How to pick fragments for modeling with Rosetta¶
Fragment picking process can be divided into three stages:
running psiblast
running secondary structure predictors
actual fragment picking
1. Running psiblast¶
In this step psiblast is used to find sequences homologus to the query and to build a sequence profile. Results from psiblast will be later used by secondary structure predictors and by the fragment picker itself. We use the following parameters to run psiblast program of the new blast+ package (typically located in blast+/bin/ directory):
psiblast -num_iterations 5 \ -num_alignments 100000 \ -num_descriptions 100000 \ -max_hsps 100000 \ -inclusion_ethresh 0.000001 \ -evalue 0.000001 \ -db $DATABASE \ -query $JOB_ID.fasta \ -show_gis -outfmt 6 \ -num_threads 1 \ -out $JOB_ID.psi \ -out_pssm $JOB_ID.asn1 \ -out_ascii_pssm $JOB_ID.mat
where $DATABASE
shell variable holds path to blast database. When $JOB_ID
e.g. equals to 2gb1
,
psiblast reads 2gb1.fasta
input file and produces the following output files:
sequence profile
2gb1.asn1
list of hits
2gb1.psi
pssm matrix
2gb1.mat
At this step we also convert .asn1 file to Rosetta’s checkpoint file using seqc
program from BioShell package:
seqc -in:profile:asn1=2gb1.asn1 -out:profile:txt=2gb1.prof
Note: The procedure for the old (legacy) version of psiblast is very similar, the program however produces .chk
binary file instead of
.asn1
. The .chk
file may be directly used by the picker.
2. Running secondary structure predictors¶
This protocol uses two predictors: SpineX and PsiPred. Both programs come with their scripts that
automatically run psiblast. Here we avoid excessive psiblast runs by feeding results from
the previos step to the predictors.
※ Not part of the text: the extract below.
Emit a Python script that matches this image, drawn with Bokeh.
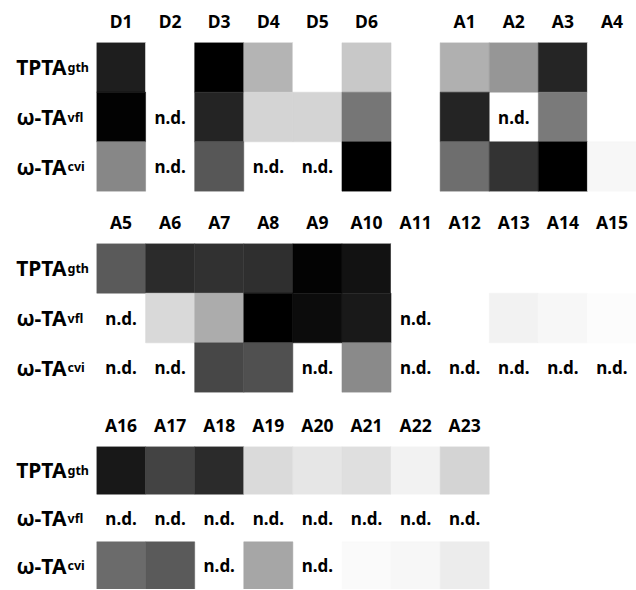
from bokeh.plotting import figure
from bokeh.models import FactorRange, ColumnDataSource, LinearColorMapper
from bokeh.layouts import column
from bokeh.palettes import Greys256
from bokeh.embed import file_html
from bokeh.resources import INLINE
from bokeh.core.properties import value
from bokeh.transform import transform

# ---------------- data (darkness 0 = white .. 255 = black, None = n.d.) -------------
ROWS = ["TPTAgth", "ω-TAvfl", "ω-TAcvi"]          # top to bottom
ROW_MAIN = ["TPTA", "ω-TA", "ω-TA"]
ROW_SUB = ["gth", "vfl", "cvi"]

P1_COLS = ["D1", "D2", "D3", "D4", "D5", "D6", "A1", "A2", "A3", "A4"]
P1_TPTA = [225, 0, 255, 75, 0, 55, 79, 105, 218, 0]
P1_VFL = [253, None, 219, 43, 43, 137, 219, None, 133, 0]
P1_CVI = [120, None, 168, None, None, 255, 145, 204, 255, 8]

P2_COLS = ["A5", "A6", "A7", "A8", "A9", "A10", "A11", "A12", "A13", "A14", "A15"]
P2_TPTA = [165, 212, 206, 208, 252, 237, 0, 0, 0, 0, 0]
P2_VFL = [None, 38, 83, 255, 243, 230, None, 0, 13, 8, 3]
P2_CVI = [None, None, 184, 175, None, 117, None, None, None, None, None]

P3_COLS = ["A16", "A17", "A18", "A19", "A20", "A21", "A22", "A23"]
P3_TPTA = [231, 188, 212, 37, 25, 32, 13, 43]
P3_VFL = [None, None, None, None, None, None, None, None]
P3_CVI = [148, 165, None, 89, None, 5, 8, 19]

FONT = "Noto Sans"
FIG_W = 636
LEFT = 96
N_SLOTS = 11
CELL_W = (FIG_W - LEFT) / N_SLOTS

mapper = LinearColorMapper(palette=list(reversed(Greys256)), low=0, high=255)


def make_panel(cols, series, height, top, bottom, gap_after=None):
    factors = list(cols)
    if gap_after is not None:
        factors = factors[:gap_after] + [" "] + factors[gap_after:]
    k = 2
    while len(factors) < N_SLOTS:          # blank slots keep every panel on one grid
        factors.append(" " * k)
        k += 1

    cx, cy, cv, nx, ny = [], [], [], [], []
    for r, vals in zip(ROWS, series):
        for c, v in zip(cols, vals):
            if v is None:
                nx.append(c)
                ny.append(r)
            else:
                cx.append(c)
                cy.append(r)
                cv.append(v)

    p = figure(x_range=FactorRange(factors=factors),
               y_range=FactorRange(factors=list(reversed(ROWS))),
               width=FIG_W, height=height, x_axis_location="above",
               output_backend="svg", toolbar_location=None,
               min_border_left=LEFT, min_border_right=0,
               min_border_top=top, min_border_bottom=bottom)
    p.outline_line_color = None
    p.grid.grid_line_color = None
    p.yaxis.visible = False
    ax = p.xaxis
    ax.axis_line_color = None
    ax.major_tick_line_color = None
    ax.minor_tick_line_color = None
    ax.major_tick_out = 0
    ax.major_label_standoff = 10
    ax.major_label_text_font = FONT
    ax.major_label_text_font_style = "bold"
    ax.major_label_text_font_size = "17.5px"
    ax.major_label_text_color = "black"

    cells = ColumnDataSource(dict(x=cx, y=cy, v=cv))
    p.rect(x="x", y="y", width=1, height=1, source=cells,
           fill_color=transform("v", mapper), line_color=transform("v", mapper),
           line_width=0.5)

    nd = ColumnDataSource(dict(x=nx, y=ny, t=["n.d."] * len(nx)))
    p.text(x="x", y="y", text="t", source=nd, text_align="center",
           text_baseline="middle", text_font=value(FONT), text_font_style="bold",
           text_font_size="17px", text_color="black")

    # row labels (main part + subscript), drawn on the overlay level so they
    # may sit in the left border, anchored at the first column's centre
    first_center = LEFT + CELL_W / 2
    lab = ColumnDataSource(dict(x=[cols[0]] * len(ROWS), y=ROWS,
                                main=ROW_MAIN, sub=ROW_SUB))
    p.text(x="x", y="y", text="main", source=lab, level="overlay",
           text_align="right", text_baseline="alphabetic",
           x_offset=66 - first_center, y_offset=0,
           text_font=value(FONT), text_font_style="bold",
           text_font_size="21px", text_color="black")
    p.text(x="x", y="y", text="sub", source=lab, level="overlay",
           text_align="left", text_baseline="alphabetic",
           x_offset=67 - first_center, y_offset=0,
           text_font=value(FONT), text_font_style="bold",
           text_font_size="12.5px", text_color="black")
    return p


p1 = make_panel(P1_COLS, [P1_TPTA, P1_VFL, P1_CVI], 201, 42, 10, gap_after=6)
p2 = make_panel(P2_COLS, [P2_TPTA, P2_VFL, P2_CVI], 201, 42, 10)
p3 = make_panel(P3_COLS, [P3_TPTA, P3_VFL, P3_CVI], 187, 44, 0)

layout = column(p1, p2, p3, spacing=0)
open("out.html", "w").write(file_html(layout, INLINE))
This has been automated by two Python scripts:
run_psipred.py
and run_spinex.py
. Results of SpineX has to be converted to PsiPred’s
.ss2
format
run_spinex.py 2gb1.mat run_psipred 2gb1.asn1 ss_pred_converter.py -x out_ss1
3. Running fragment picker¶
Prepare a flagfile which provides command line options to fragment_picker
application:
-in::file::vall filtered.vall.dat.2006-05-05 -frags::frag_sizes 3 9 -frags::describe_fragments $JOB_ID.fsc -out::file::frag_prefix $JOB_ID-multiR.3w -frags::scoring::config ../scoring-multirama.wghts -mute core.fragment.picking.VallProvider -frags::ss_pred $JOB_ID.psipred.ss2 psipred $JOB_ID.spinex.psipred_ss2 spinex -in:file::native $JOB_ID.pdb -in::file::checkpoint $JOB_ID.chk #-in::file::s $JOB_ID.pdb # provide the reference protein structure, if you have one #-frags::denied_pdb $JOB_ID.homologs # remove the given PDB IDs from hits (for testing purposes only) -frags::n_candidates 1000 -frags::n_frags 200 -frags::picking::quota_config_file ../quota.def -mute core.conformation -mute core.chemical
The quota.def file is given below:
#pool_id pool_name fraction 1 psipred 0.5 2 spinex 0.5
Next, run the fragment picker e.g.:
fragment_picker.default.linuxgccrelease @picker.flagfile